È il 6 novembre 1983. Nella cittadina di Hawkins, in Indiana, il giovanissimo Will Byers, tornando a casa in bici da una sessione di gioco di ruolo fatta con i suoi compari nerd, svanisce nel nulla. Alla sua ricerca si mettono subito la polizia, guidata dallo scorbutico sceriffo Hopper, la sua famiglia, composta dalla mamma divorziata e dal fratello maggiore, ma soprattutto i suoi inseparabili amici: Mike, Dustin e Lucas. Mentre un’oscura presenza si aggira nei boschi e inquietanti avvenimenti scuotono la città, soprattutto nelle vicinanze del blindatissimo istituto di ricerca oltre il centro abitato in cui, con il beneplacito del governo, sembrano essere condotti strani esperimenti, il trio di dodicenni si imbatte in una misteriosa ragazzina in fuga, che mostra subito incredibili e pericolosi poteri…
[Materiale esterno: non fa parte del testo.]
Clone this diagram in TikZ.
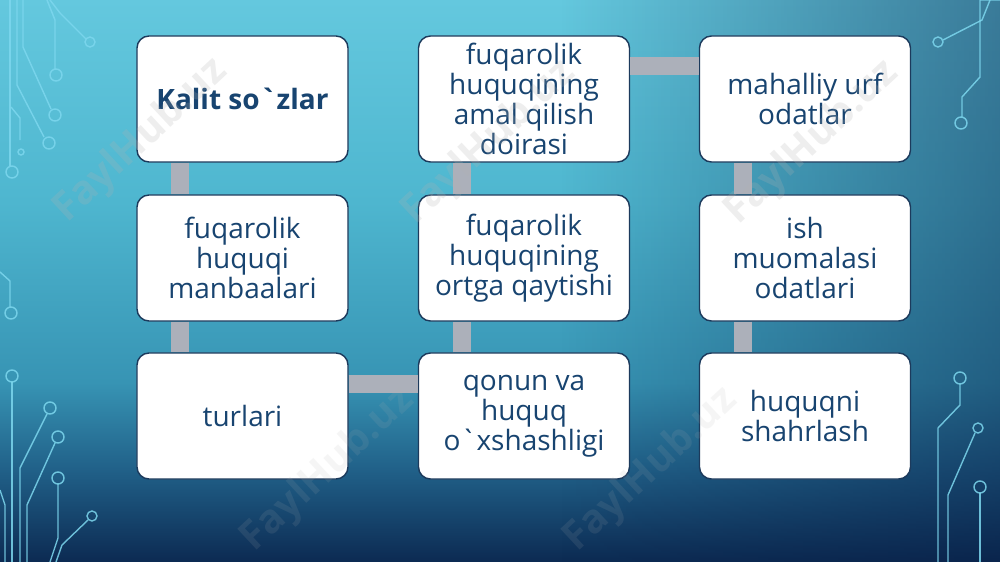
\documentclass[tikz,border=0pt]{standalone}
\usepackage{fontspec}
\setmainfont{Open Sans}[Ligatures=TeXOff]
\usepackage{tikz}
\usetikzlibrary{fadings}
\definecolor{bgdark}{RGB}{8,30,70}
\definecolor{bga}{RGB}{12,42,82}
\definecolor{bgb}{RGB}{32,95,135}
\definecolor{bgc}{RGB}{55,148,180}
\definecolor{bgd}{RGB}{78,182,207}
\definecolor{bge}{RGB}{100,200,222}
\definecolor{wirecol}{RGB}{125,215,238}
\definecolor{textcol}{RGB}{24,68,112}
\definecolor{edgecol}{RGB}{28,58,92}
\definecolor{barcol}{RGB}{172,176,186}
\pgfdeclareverticalshading{bgshade}{100bp}{%
  color(0bp)=(bga); color(25bp)=(bga); color(33bp)=(bgb); color(41bp)=(bgc);
  color(57bp)=(bgd); color(75bp)=(bge); color(100bp)=(bge)}

\begin{document}
\begin{tikzpicture}[x=0.03cm,y=-0.03cm,
    keybox/.style={draw=edgecol, line width=1.2pt, fill=white, rounded corners=0.36cm,
      minimum width=6.33cm, minimum height=3.78cm, inner sep=0pt, outer sep=0pt,
      align=center, text=textcol, font=\fontsize{23.9}{25.6}\selectfont},
    bar/.style={barcol, line width=0.54cm, shorten <=0.6pt, shorten >=0.6pt},
    wire/.style={wirecol, line width=1.2pt, opacity=0.85},
    mark wm/.style={text=gray!60, opacity=0.22, rotate=43,
      font=\fontsize{34}{34}\selectfont\bfseries}]
      \useasboundingbox (0,0) rectangle (1000,562);

      % FOND
      \shade[shading=bgshade] (0,0) rectangle (1000,562);
      \fill[bgdark, path fading=west, opacity=0.45] (560,0) rectangle (1000,562);

      % CIRCUITS GAUCHE
      \draw[wire] (50,0) -- (60,13) -- (86,39);
      \draw[wire] (90,42) circle (0.15cm);
      \draw[wire] (47,0) -- (55,20) -- (55,69);
      \draw[wire] (56,75) circle (0.18cm);
      \draw[wire] (23,0) -- (23,47) -- (51,109);
      \draw[wire] (55,115) circle (0.18cm);
      \draw[wire] (17,0) -- (17,85) -- (44,137);
      \draw[wire] (49,143) circle (0.18cm);
      \draw[wire] (10,0) -- (10,166);
      \draw[wire] (12,172) circle (0.18cm);
      \draw[wire] (11,107) -- (20,118) -- (20,140);
      \draw[wire] (21,152) circle (0.09cm);
      \draw[wire] (0,272) -- (10,281) -- (10,307);
      \draw[wire] (11,313) circle (0.18cm);
      \draw[wire] (12,382) -- (12,562);
      \draw[wire] (12,376) circle (0.18cm);
      \draw[wire] (47,414) -- (20,468) -- (20,562);
      \draw[wire] (50,408) circle (0.18cm);
      \draw[wire] (55,443) -- (27,505) -- (27,562);
      \draw[wire] (58,437) circle (0.18cm);
      \draw[wire] (58,484) -- (58,538) -- (50,562);
      \draw[wire] (58,478) circle (0.18cm);
      \draw[wire] (88,520) -- (62,545) -- (56,562);
      \draw[wire] (92,516) circle (0.15cm);
      \draw[wire] (0,490) -- (5,505) -- (5,562);

      % CIRCUITS DROITE
      \draw[wire] (990,0) -- (982,20) -- (943,40);
      \draw[wire] (938,42) circle (0.15cm);
      \draw[wire] (1000,0) -- (980,0) -- (980,77) -- (962,97) -- (962,117);
      \draw[wire] (961,123) circle (0.18cm);
      \draw[wire] (960,384) -- (960,405) -- (938,428) -- (938,562);
      \draw[wire] (960,378) circle (0.18cm);
      \draw[wire] (975,433) -- (948,495) -- (948,562);
      \draw[wire] (978,428) circle (0.15cm);
      \draw[wire] (980,493) -- (980,562);
      \draw[wire] (980,487) circle (0.18cm);

      % BLOCS
      \node[keybox, font=\fontsize{23.9}{25.6}\selectfont\bfseries] (kalit) at (242.5,99) {Kalit so`zlar};
      \node[keybox] (manba) at (242.5,258) {fuqarolik\\huquqi\\manbaalari};
      \node[keybox] (turlari) at (242.5,416) {turlari};
      \node[keybox] (doira) at (524,99) {fuqarolik\\huquqining\\amal qilish\\doirasi};
      \node[keybox] (ortga) at (524,258) {fuqarolik\\huquqining\\ortga qaytishi};
      \node[keybox] (qonun) at (524,416) {qonun va\\huquq\\o`xshashligi};
      \node[keybox] (urf) at (805,99) {mahalliy urf\\odatlar};
      \node[keybox] (ish) at (805,258) {ish\\muomalasi\\odatlari};
      \node[keybox] (shahr) at (805,416) {huquqni\\shahrlash};

      % LIAISONS
      \draw[bar] ([xshift=1.29cm]kalit.south west) -- ([xshift=1.29cm]manba.north west);
      \draw[bar] ([xshift=1.29cm]manba.south west) -- ([xshift=1.29cm]turlari.north west);
      \draw[bar] ([yshift=-0.93cm]turlari.north east) -- ([yshift=-0.93cm]qonun.north west);
      \draw[bar] ([xshift=1.29cm]qonun.north west) -- ([xshift=1.29cm]ortga.south west);
      \draw[bar] ([xshift=1.29cm]ortga.north west) -- ([xshift=1.29cm]doira.south west);
      \draw[bar] ([yshift=-0.9cm]doira.north east) -- ([yshift=-0.9cm]urf.north west);
      \draw[bar] ([xshift=1.29cm]urf.south west) -- ([xshift=1.29cm]ish.north west);
      \draw[bar] ([xshift=1.29cm]ish.south west) -- ([xshift=1.29cm]shahr.north west);

      % FILIGRANE
      \node[mark wm] (wm1) at (141,141) {FaylHub.uz};
      \node[mark wm] (wm2) at (489,143) {FaylHub.uz};
      \node[mark wm] (wm3) at (812,143) {FaylHub.uz};
      \node[mark wm, opacity=0.12] (wm4) at (328,470) {FaylHub.uz};
      \node[mark wm, opacity=0.12] (wm5) at (651,470) {FaylHub.uz};
\end{tikzpicture}
\end{document}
Stranger Things, l’ultima novità della sempre più profilica mamma Netflix, è un’operazione straordinaria sotto vari aspetti. Innanzitutto è un omaggio maturo e riuscitissimo al cinema anni ’80, da Steven Spielberg a John Hughes, passando per I Goonies, Alien e La cosa, ma è anche un atto d’amore rivolto ai romanzi di Stephen King, così come ai fumetti di supereroi quando erano ancora roba da sfigati assieme al d20 di Dungeons & Dragons. I fratelli Duffer, i due creatori dello show che fino a ieri nessuno aveva mai sentito nominare, non si trastullano nel citazionismo fine a se stesso o nell’estetica visiva curatissima, non si battono il cinque soltanto perché hanno scelto il font perfetto per i titoli di testa o perché hanno azzeccato la fotografia e i set giusti, non si limitano a restituirci Winona Ryder, Matthew Modine e un ragazzino con la stessa faccia di River Phoenix, a inserire nella colonna sonora i The Clash, i Jefferson Airplane o gli Joy Division. Riescono invece a raccontarci una storia che risplende della stessa luce dei memorabili capolavori dell’epoca, che vive della stessa anima delle opere che hanno tirato su intere generazioni di ragazzi, ossia la glorificazione, già ai tempi nostalgica ma che ora lo diventa doppiamente, della fanciullezza. Parte del merito va anche allo straordinario cast di giovanissimi, guidato dall’eccezionale Millie Bobby Brown, la piccola Eleven, un mix tra Natalie Portman e Sigourney Weaver in formato pocket.
Stranger Things non è solo una grande storia, ma è anche il punto più alto raggiunto dal modello Netflix del binge-watching e del “tutto, subito”, un nuovo formato narrativo che non è più serie o miniserie, ma un vero e proprio film a capitoli, diviso in atti più che in puntate, da vedersi tutto d’un fiato per ritornare, giusto qualche ora, ad avere dodici anni.